Eating Less Red Meat Tied To Lower Cancer Risk
Swapping out steak for salmon or a salad could help lower the risk of developing cancer. That’s according to researchers from the University of Oxford in the United Kingdom. They analyzed data from 472,377 British adults between ages 40 and 70, who filled out questionnaires about their diet, including their consumption of meat, fish, and plant-based foods. Based on an average of 11 years’ worth of health records for each participant, the investigators calculated the incidence of new cancers that had been diagnosed during that time.

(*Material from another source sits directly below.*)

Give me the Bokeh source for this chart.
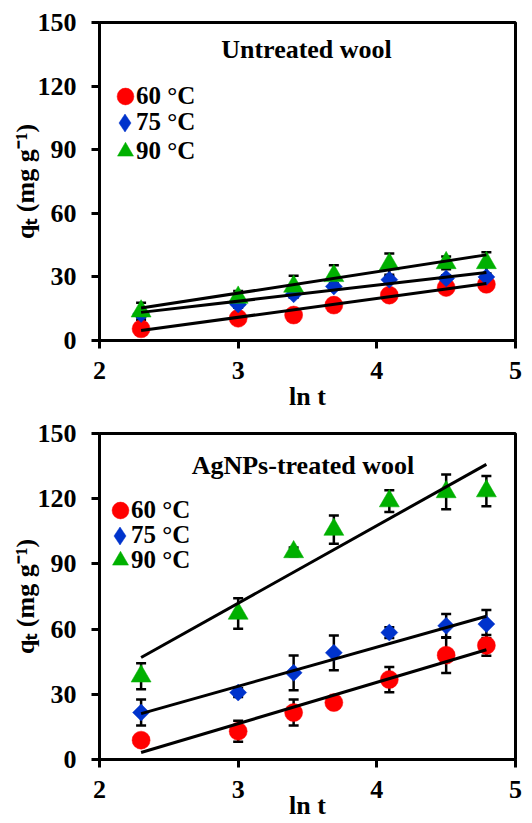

They found that, compared to those in the investigation who ate red meat more than five times a week, those who ate fish but not meat had a 10 percent lower risk of all cancers. In addition, those who were vegetarian or vegan had a 14 percent lower risk. People who ate five or fewer weekly servings of meat were 2 percent less likely to develop cancer.
The researchers found a reduction in the risk for specific types of cancer, as well. For example, people who limited their meat consumption to five times or less per week had a 9 percent lower risk of colorectal cancer compared to those who ate meat more often. Men who ate fish but not meat had a 20 percent lower risk of prostate cancer and vegetarian men had a 31 percent lower risk of the disease than their meat-eating peers.
Although they do not necessarily show cause and effect, the findings — published in BMC Medicine — add to a growing body of research that supports the benefits of plant-based diets.